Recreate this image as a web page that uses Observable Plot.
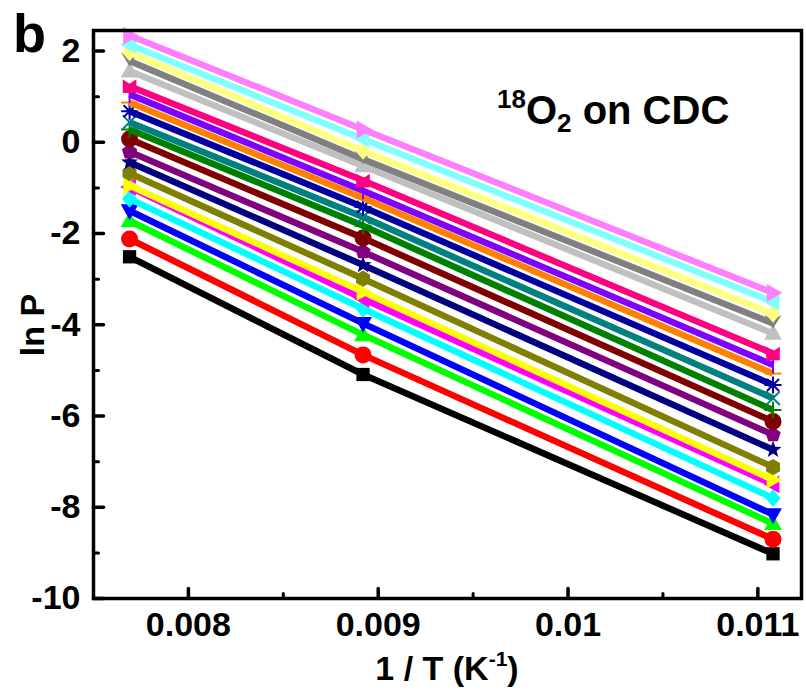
<!DOCTYPE html>
<html><head><meta charset="utf-8">
<script src="https://cdn.jsdelivr.net/npm/d3@7"></script>
<script src="https://cdn.jsdelivr.net/npm/@observablehq/plot@0.6"></script>
<style>
body{margin:0;background:#fff}
#chart{position:relative;width:806px;height:695px}
#chart svg text{font-weight:700}
</style>
</head><body><div id="chart"></div>
<script>
// ---- data ----
const invT = [0.00769, 0.00892, 0.01108];
const seriesNames = ["Black","Red","Green","Blue","Cyan","Magenta","Yellow","Dark Yellow","Navy","Purple","Wine","Olive","Dark Cyan","Royal","Orange","Violet","Pink","LT Gray","Gray","LT Yellow","LT Cyan","LT Magenta"];
const seriesColors = ["#000000","#FF0000","#00FF00","#0000FF","#00FFFF","#FF00FF","#FFFF00","#808000","#000080","#800080","#800000","#008000","#008080","#0000A0","#FF8000","#8000FF","#FF0080","#C0C0C0","#808080","#FFFF80","#80FFFF","#FF80FF"];
const seriesSymbols = ["square","circle","triUp","triDown","diamond","triLeft","triRight","hexagon","star","pentagon","sphere","plus","times","asterisk","hyphen","vbar","notch","triUp","hourglass","diamond","triLeft","triRight"];
const lnP_T130 = [-2.51,-2.12,-1.72,-1.50,-1.24,-0.98,-0.95,-0.68,-0.44,-0.21,0.07,0.28,0.44,0.68,0.87,1.05,1.23,1.56,1.78,1.97,2.14,2.34];
const lnP_T112 = [-5.09,-4.66,-4.22,-3.97,-3.65,-3.43,-3.28,-2.99,-2.69,-2.40,-2.10,-1.83,-1.64,-1.42,-1.22,-1.06,-0.84,-0.52,-0.37,-0.19,0.07,0.28];
const lnP_T90  = [-9.02,-8.70,-8.36,-8.16,-7.80,-7.50,-7.40,-7.12,-6.74,-6.41,-6.12,-5.87,-5.61,-5.32,-5.07,-4.88,-4.63,-4.19,-3.97,-3.76,-3.50,-3.30];
const xTickValues = [0.008, 0.009, 0.01, 0.011];
const xTickLabels = ["0.008","0.009","0.01","0.011"];
const xMinorTicks = [0.0085, 0.0095, 0.0105];
const yTickValues = [-10,-8,-6,-4,-2,0,2];
const yTickLabels = ["-10","-8","-6","-4","-2","0","2"];
const yMinorTicks = [-9,-7,-5,-3,-1,1];
const xDomain = [0.0075, 0.01123];
const yDomain = [-10, 2.45];

// ---- symbols ----
const R = s => Math.sqrt(s / Math.PI);
function poly(c, pts){ c.moveTo(pts[0][0], pts[0][1]); for (let k = 1; k < pts.length; k++) c.lineTo(pts[k][0], pts[k][1]); c.closePath(); }
function ngon(n, r, rot){ const p=[]; for(let k=0;k<n;k++){const a=rot+k*2*Math.PI/n; p.push([r*Math.sin(a), -r*Math.cos(a)]);} return p; }
const shapes = {
  square:{draw(c,s){const r=R(s)*0.78; c.rect(-r,-r,2*r,2*r);}},
  circle:{draw(c,s){const r=R(s); c.moveTo(r,0); c.arc(0,0,r,0,2*Math.PI);}},
  sphere:{draw(c,s){const r=R(s); c.moveTo(r,0); c.arc(0,0,r,0,2*Math.PI);}},
  triUp:{draw(c,s){const r=R(s)*1.1; poly(c,[[0,-r],[r*0.95,r*0.68],[-r*0.95,r*0.68]]);}},
  triDown:{draw(c,s){const r=R(s)*1.1; poly(c,[[0,r],[r*0.95,-r*0.68],[-r*0.95,-r*0.68]]);}},
  triLeft:{draw(c,s){const r=R(s)*1.1; poly(c,[[-r,0],[r*0.68,-r*0.95],[r*0.68,r*0.95]]);}},
  triRight:{draw(c,s){const r=R(s)*1.1; poly(c,[[r,0],[-r*0.68,-r*0.95],[-r*0.68,r*0.95]]);}},
  diamond:{draw(c,s){const r=R(s)*1.05; poly(c,[[0,-r],[r*0.85,0],[0,r],[-r*0.85,0]]);}},
  hexagon:{draw(c,s){poly(c, ngon(6, R(s)*0.95, 0));}},
  pentagon:{draw(c,s){poly(c, ngon(5, R(s)*0.95, 0));}},
  star:{draw(c,s){const r=R(s)*1.05, ri=r*0.42, p=[]; for(let k=0;k<10;k++){const a=k*Math.PI/5, rr=k%2?ri:r; p.push([rr*Math.sin(a), -rr*Math.cos(a)]);} poly(c,p);}},
  plus:{draw(c,s){const r=R(s); c.moveTo(-r,0); c.lineTo(r,0); c.moveTo(0,-r); c.lineTo(0,r);}},
  times:{draw(c,s){const r=R(s)*0.8; c.moveTo(-r,-r); c.lineTo(r,r); c.moveTo(-r,r); c.lineTo(r,-r);}},
  asterisk:{draw(c,s){const r=R(s); for(let k=0;k<4;k++){const a=k*Math.PI/4; c.moveTo(-r*Math.cos(a),-r*Math.sin(a)); c.lineTo(r*Math.cos(a),r*Math.sin(a));}}},
  hyphen:{draw(c,s){const r=R(s); c.moveTo(-r,0); c.lineTo(r,0);}},
  vbar:{draw(c,s){const r=R(s); c.moveTo(0,-r); c.lineTo(0,r);}},
  notch:{draw(c,s){const r=R(s)*0.8; poly(c,[[-r,-r],[0,-r*0.35],[r,-r],[r,r],[-r,r]]);}},
  hourglass:{draw(c,s){const r=R(s)*1.0; poly(c,[[-r,-r],[0,-r*0.45],[r,-r],[0,r*0.6]]);}}
};
const strokedSymbols = new Set(["plus","times","asterisk","hyphen","vbar"]);

// ---- ticks ----
const tickShape = {draw(c, l){ c.moveTo(0,0); c.lineTo(0,-l); }};

const marks = [];
seriesNames.forEach((name, i) => {
  const pts = invT.map((x, j) => ({series: name, x, y: [lnP_T130, lnP_T112, lnP_T90][j][i]}));
  const col = seriesColors[i];
  marks.push(Plot.line(pts, {x: "x", y: "y", stroke: col, strokeWidth: 6.5, strokeLinecap: "butt"}));
  const sym = seriesSymbols[i];
  const stroked = strokedSymbols.has(sym);
  marks.push(Plot.dot(pts, {x: "x", y: "y", r: 8.5, symbol: shapes[sym],
    fill: stroked ? "none" : col, stroke: stroked ? col : "none", strokeWidth: stroked ? 2 : 0}));
});

marks.push(Plot.frame({stroke: "#000", strokeWidth: 3.5}));
marks.push(Plot.vector(xTickValues, {x: d => d, y: yDomain[0], length: 10, rotate: 0, anchor: "start", shape: tickShape, stroke: "#000", strokeWidth: 3.5}));
marks.push(Plot.vector(xMinorTicks, {x: d => d, y: yDomain[0], length: 5, rotate: 0, anchor: "start", shape: tickShape, stroke: "#000", strokeWidth: 3}));
marks.push(Plot.vector(yTickValues, {x: xDomain[0], y: d => d, length: 10, rotate: 90, anchor: "start", shape: tickShape, stroke: "#000", strokeWidth: 3.5}));
marks.push(Plot.vector(yMinorTicks, {x: xDomain[0], y: d => d, length: 5, rotate: 90, anchor: "start", shape: tickShape, stroke: "#000", strokeWidth: 3}));
marks.push(Plot.axisX(xTickValues, {tickSize: 0, tickPadding: 13, fontSize: 34, fontWeight: "bold", label: null,
  tickFormat: d => xTickLabels[xTickValues.indexOf(d)], fill: "#000"}));
marks.push(Plot.axisY(yTickValues, {tickSize: 0, tickPadding: 13, fontSize: 34, fontWeight: "bold", label: null,
  tickFormat: d => yTickLabels[yTickValues.indexOf(d)], fill: "#000"}));

const plot = Plot.plot({
  width: 806, height: 695,
  marginLeft: 93, marginRight: 5, marginTop: 30, marginBottom: 97,
  x: {domain: xDomain},
  y: {domain: yDomain},
  style: {fontFamily: "'Liberation Sans', Arial, sans-serif", background: "#fff", color: "#000"},
  marks
});
document.getElementById("chart").appendChild(plot);

// ---- texts ----
const svg = d3.select(plot);
const F = "'Liberation Sans', Arial, sans-serif";
svg.append("text").attr("x", 13).attr("y", 52).attr("text-anchor", "start").attr("font-family", F).attr("font-size", 54).attr("font-weight", 700).text("b");
const ann = svg.append("text").attr("x", 497).attr("y", 124).attr("text-anchor", "start").attr("font-family", F).attr("font-size", 40).attr("font-weight", 700);
ann.append("tspan").attr("font-size", 26).attr("dy", -16).text("18");
ann.append("tspan").attr("dy", 16).text("O");
ann.append("tspan").attr("font-size", 26).attr("dy", 8).text("2");
ann.append("tspan").attr("dy", -8).text(" on CDC");
const xt = svg.append("text").attr("x", 447).attr("y", 680).attr("text-anchor", "middle").attr("font-family", F).attr("font-size", 34).attr("font-weight", 700);
xt.append("tspan").text("1 / T (K");
xt.append("tspan").attr("font-size", 21).attr("dy", -14).text("-1");
xt.append("tspan").attr("dy", 14).text(")");
svg.append("text").attr("transform", "translate(44,325) rotate(-90)").attr("text-anchor", "middle").attr("font-family", F).attr("font-size", 34).attr("font-weight", 700).text("ln P");
</script>
</body></html>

═══

▶ [Objective]: Write out the lines from the start of the material to the line with "const yDomain = [-10, 2.45];", inclusive and exactly. Skip the pictures.

▶ [Result of the exercise]:
Recreate this image as a web page that uses Observable Plot.
<!DOCTYPE html>
<html><head><meta charset="utf-8">
<script src="https://cdn.jsdelivr.net/npm/d3@7"></script>
<script src="https://cdn.jsdelivr.net/npm/@observablehq/plot@0.6"></script>
<style>
body{margin:0;background:#fff}
#chart{position:relative;width:806px;height:695px}
#chart svg text{font-weight:700}
</style>
</head><body><div id="chart"></div>
<script>
// ---- data ----
const invT = [0.00769, 0.00892, 0.01108];
const seriesNames = ["Black","Red","Green","Blue","Cyan","Magenta","Yellow","Dark Yellow","Navy","Purple","Wine","Olive","Dark Cyan","Royal","Orange","Violet","Pink","LT Gray","Gray","LT Yellow","LT Cyan","LT Magenta"];
const seriesColors = ["#000000","#FF0000","#00FF00","#0000FF","#00FFFF","#FF00FF","#FFFF00","#808000","#000080","#800080","#800000","#008000","#008080","#0000A0","#FF8000","#8000FF","#FF0080","#C0C0C0","#808080","#FFFF80","#80FFFF","#FF80FF"];
const seriesSymbols = ["square","circle","triUp","triDown","diamond","triLeft","triRight","hexagon","star","pentagon","sphere","plus","times","asterisk","hyphen","vbar","notch","triUp","hourglass","diamond","triLeft","triRight"];
const lnP_T130 = [-2.51,-2.12,-1.72,-1.50,-1.24,-0.98,-0.95,-0.68,-0.44,-0.21,0.07,0.28,0.44,0.68,0.87,1.05,1.23,1.56,1.78,1.97,2.14,2.34];
const lnP_T112 = [-5.09,-4.66,-4.22,-3.97,-3.65,-3.43,-3.28,-2.99,-2.69,-2.40,-2.10,-1.83,-1.64,-1.42,-1.22,-1.06,-0.84,-0.52,-0.37,-0.19,0.07,0.28];
const lnP_T90  = [-9.02,-8.70,-8.36,-8.16,-7.80,-7.50,-7.40,-7.12,-6.74,-6.41,-6.12,-5.87,-5.61,-5.32,-5.07,-4.88,-4.63,-4.19,-3.97,-3.76,-3.50,-3.30];
const xTickValues = [0.008, 0.009, 0.01, 0.011];
const xTickLabels = ["0.008","0.009","0.01","0.011"];
const xMinorTicks = [0.0085, 0.0095, 0.0105];
const yTickValues = [-10,-8,-6,-4,-2,0,2];
const yTickLabels = ["-10","-8","-6","-4","-2","0","2"];
const yMinorTicks = [-9,-7,-5,-3,-1,1];
const xDomain = [0.0075, 0.01123];
const yDomain = [-10, 2.45];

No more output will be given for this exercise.